One of the great things about free labor markets is that, because employment is voluntary, each worker can set his own wage floor. That’s why few workers—especially full-time workers—work for the minimum wage: they demand higher compensation, though each makes his or her own tradeoff between wage demands and employment.
Of course, some workers do work for the minimum wage, and many of them think that wage is lousy. But what’s even lousier is not being able to work for the minimum wage, and not being able to gain the work experience that would help them move on to better-paying jobs. That’s why it’s hard to accept the idea that workers would be better off if they were prohibited from deciding those tradeoffs for themselves, and instead have Cooper or “we” decide it for all of them.

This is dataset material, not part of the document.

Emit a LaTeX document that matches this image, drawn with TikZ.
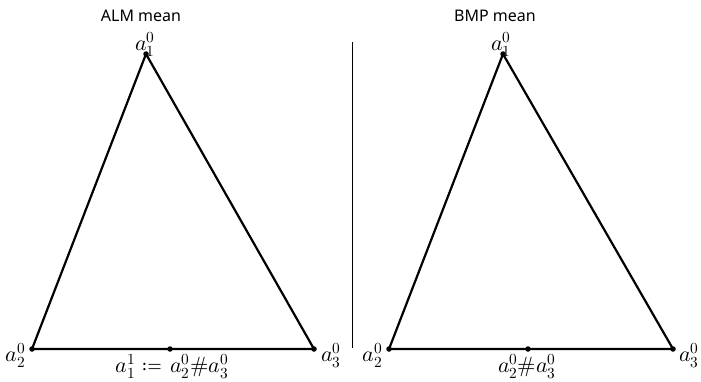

And that’s why this argument sounds an awful lot like “Let them eat cake”: Howell and Cooper believe they–or politicians–should stipulate the minimum that each and every worker should receive for his or her labor–even if some of those workers would have accepted less, and even if some (and perhaps many) of those workers end up getting nothing. Though Howell and Cooper undoubtedly are motivated by noble intentions, it’s hard to see how their idea is all that noble.
* In fairness to Marie Antoinette, the “Let them eat cake!” tale is almost certainly apocryphal.